Five minutes after the the gun went off, we began to move forward.  Mini-steps lead to shuffling lead to walking lead to a desperate attempt to start running.  I tried to stay with Mrs. PG at the starting line but I felt good and wanted to go faster.  I guess it’s hard to develop loyalties after only 10 minutes in the port-a-potty line. 

With all my tendonitis issues, I wanted to “sit” back and take in a delightful run through Kalamazoo.  The problem was that I was running faster than everyone around me.  I tried to slow down but I still kept weaving in and around people.  A pacer was near-by me.  I must not have been thinking very clearly because it took me a good 10 minutes to realize that I was near the 2:45 pacer.  Eeek!  From that point on I had my sights on the 2:00 pacer, yet, I would never find him/her. 

The best section was clearly the down hill in the second mile.  I must have easily passed 100 people.  The last time I did this race, I ran that mile in about 7 minutes.  I missed the 3 mile marker so I don’t know how fast I was running but I was fast.  It’s something I’ve learned by going minimalist.  I hated running down hills because my back would tense up so bad I’d have to stop and walk on a down hill.  How embarassing.  With minimalist, I let gravity take me down.  By landing on the forefront of my foot, I don’t get that back jarring impact I used to get.  It’s like running like a kid all over again.  I’m sprinting down the hill but I’m not using any more energy than when I’m going flat.  It was fun and for a few minutes I was really, really, really fast. 

The worst part is hard to choose but I guess the bridge was a little worse than the hills.  With so many of us running on the bridge, it was bouncing enough that I could not get my footing right.  I’d step down but the bridge wasn’t where I was expecting it to be.  You know the effect, but imagine being about 10 miles tired and trying to run as fast as you can still manage.  I think that bridge sucked a lot of energy out of me. 

I wish I had known the course better.  I do much better when I can mentally/visually check off a list of landmarks.  When I did the Chicago half years ago, I stopped to walk at mile 10, even though I knew there were 3 more miles, because the course did not turn the way I was expecting it to.  The last time I did the Kalamazoo half, I PR’d because I was able to see myself pass the list of landmarks in my head.  The course was different this year so I struggled, again, with keeping my head in the game the last few miles.

I’m very glad that during training, I had established that I wanted to finish strong.  That I was willing to sacrice my time to finish strong.  Fortunately, I’ve realized and cemented the “natural pace” belief in my head.  While this may not be a good theory in the end for getting a PR, it does help you kick  yourself in the butt when you want to walk.  Everytime I wanted to walk, I said to myself, “Your feet are going to hurt whether you walk or run.
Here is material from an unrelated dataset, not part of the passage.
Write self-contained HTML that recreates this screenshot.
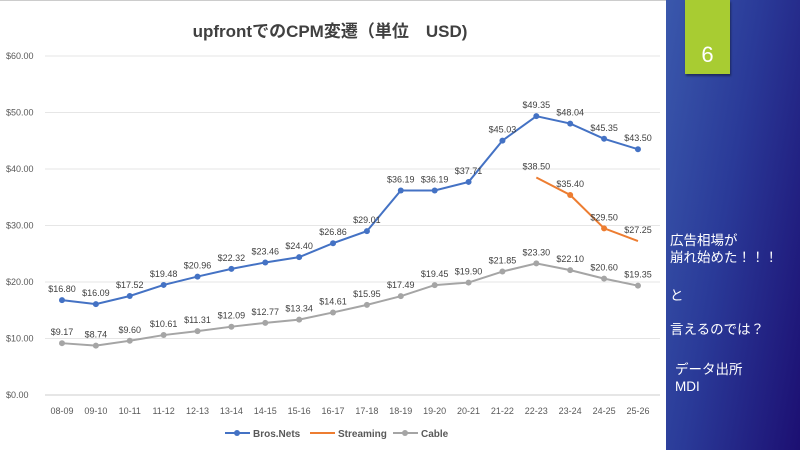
<!DOCTYPE html>
<html><head><meta charset="utf-8"><style>
body{margin:0;width:800px;height:450px;overflow:hidden;font-family:"Liberation Sans","Noto Sans CJK JP",sans-serif}
.wrap{position:relative;width:800px;height:450px;background:#fff}
.panel{position:absolute;left:666px;top:0;width:134px;height:450px;background:linear-gradient(100deg,#3a58ac 0%,#2a3a98 45%,#1c0f72 100%)}
.g{position:absolute;left:685px;top:0;width:45px;height:74px;background:#a8cc32;color:#fff;font-size:22px;text-align:center;line-height:110px;box-shadow:1px 2px 2px rgba(0,0,0,.4)}
.t{position:absolute;color:#fff;font-size:13.5px;line-height:17px}
</style></head><body><div class="wrap">
<svg width="666" height="450" style="position:absolute;left:0;top:0" font-family="Liberation Sans, Noto Sans CJK JP, sans-serif">
<line x1="0" y1="0.5" x2="666" y2="0.5" stroke="#ccc"/>
<text x="330" y="37" text-anchor="middle" font-size="17" font-weight="bold" fill="#404040">upfrontでのCPM変遷（単位　USD)</text>
<g stroke="#e6e6e6" stroke-width="1">
<line x1="45" x2="660" y1="56" y2="56"/><line x1="45" x2="660" y1="112.5" y2="112.5"/><line x1="45" x2="660" y1="169" y2="169"/><line x1="45" x2="660" y1="225.5" y2="225.5"/><line x1="45" x2="660" y1="282" y2="282"/><line x1="45" x2="660" y1="338.5" y2="338.5"/><line x1="45" x2="660" y1="395" y2="395" stroke="#ccc"/>
</g>
<g font-size="9" fill="#595959">
<text x="6" y="59">$60.00</text><text x="6" y="115.5">$50.00</text><text x="6" y="172">$40.00</text><text x="6" y="228.5">$30.00</text><text x="6" y="285">$20.00</text><text x="6" y="341.5">$10.00</text><text x="6" y="398">$0.00</text>
</g>
<g id="c"></g>
<g font-size="10" fill="#595959" font-weight="bold">
<line x1="225" y1="433" x2="250" y2="433" stroke="#4472c4" stroke-width="2"/><circle cx="237" cy="433" r="3" fill="#4472c4"/><text x="253" y="437">Bros.Nets</text>
<line x1="310" y1="433" x2="335" y2="433" stroke="#ed7d31" stroke-width="2"/><text x="338" y="437">Streaming</text>
<line x1="393" y1="433" x2="418" y2="433" stroke="#a5a5a5" stroke-width="2"/><circle cx="405" cy="433" r="3" fill="#a5a5a5"/><text x="421" y="437">Cable</text>
</g>
</svg>
<div class="panel"></div>
<div class="g">6</div>
<div class="t" style="left:670px;top:232px">広告相場が<br>崩れ始めた！！！</div>
<div class="t" style="left:670px;top:287px">と</div>
<div class="t" style="left:670px;top:321px">言えるのでは？</div>
<div class="t" style="left:675px;top:361px">データ出所<br>MDI</div>
</div>
<script>
const cats=["08-09","09-10","10-11","11-12","12-13","13-14","14-15","15-16","16-17","17-18","18-19","19-20","20-21","21-22","22-23","23-24","24-25","25-26"];
const b=[16.80,16.09,17.52,19.48,20.96,22.32,23.46,24.40,26.86,29.01,36.19,36.19,37.71,45.03,49.35,48.04,45.35,43.50];
const c=[9.17,8.74,9.60,10.61,11.31,12.09,12.77,13.34,14.61,15.95,17.49,19.45,19.90,21.85,23.30,22.10,20.60,19.35];
const s={14:38.50,15:35.40,16:29.50,17:27.25};
const X=i=>62+i*33.88,Y=v=>395-v*5.65;
let h='';
cats.forEach((t,i)=>h+=`<text x="${X(i)}" y="414" font-size="9" fill="#595959" text-anchor="middle">${t}</text>`);
function ser(vals,idx,col,dot){let p=idx.map(i=>X(i)+','+Y(vals[i])).join(' ');h+=`<polyline points="${p}" fill="none" stroke="${col}" stroke-width="2"/>`;
idx.forEach(i=>{if(dot)h+=`<circle cx="${X(i)}" cy="${Y(vals[i])}" r="3" fill="${col}"/>`;h+=`<text x="${X(i)}" y="${Y(vals[i])-8}" font-size="9" fill="#404040" text-anchor="middle">$${vals[i].toFixed(2)}</text>`;});}
const all=[...Array(18).keys()];
ser(b,all,'#4472c4',1);ser(c,all,'#a5a5a5',1);
const sv=[];for(const k in s)sv[k]=s[k];ser(sv,[14,15,16,17],'#ed7d31',0);
[15,16].forEach(i=>h+=`<circle cx="${X(i)}" cy="${Y(sv[i])}" r="3" fill="#ed7d31"/>`);
document.getElementById('c').innerHTML=h;
</script>
</body></html>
Your legs aren’t going to be any different. Your lungs are fine. So, pick up the pace.”  It wasn’t too long ago on the treadmil when I recalled that it IS actually easier to run faster than slower.  When I’m below my natural pace, I feel like lead and I want to stop.  When I push my pace up, I begin to feel lighter and better.  It’s the pace that I should be at insted of restricting my energies by trying to go ‘conservative’. 

As I came into the last mile, I was running next to Tatoo Sleeves.  She and I had been going back and forth for some time so I was using her as a pacer.  I asked myself if I was still strong enough to pull away in the last mile.  Since I wanted to finish strong, I pushed up to that natural pace and pulled away from Tatoo Sleeves.  Once I rounded the corner for the last 0.1 mile, I pushed the turbo speed.  I grunted a lot but I sprinted that last section and crossed over at 2:10:49.  It was not my best time, it was not my worst time, it may have been my strongest time.   

I saw Mrs. PG cross the finish line about 5 minutes behind me and ran into her on the shuttle bus with Kid #1 in tow.  It’s that strange feeling you have when you recognize someone on a plane that had been on the same parking shuttle bus as you an hour earlier.  I think we both did pretty good as neither one of us stopped for the port-a-potty.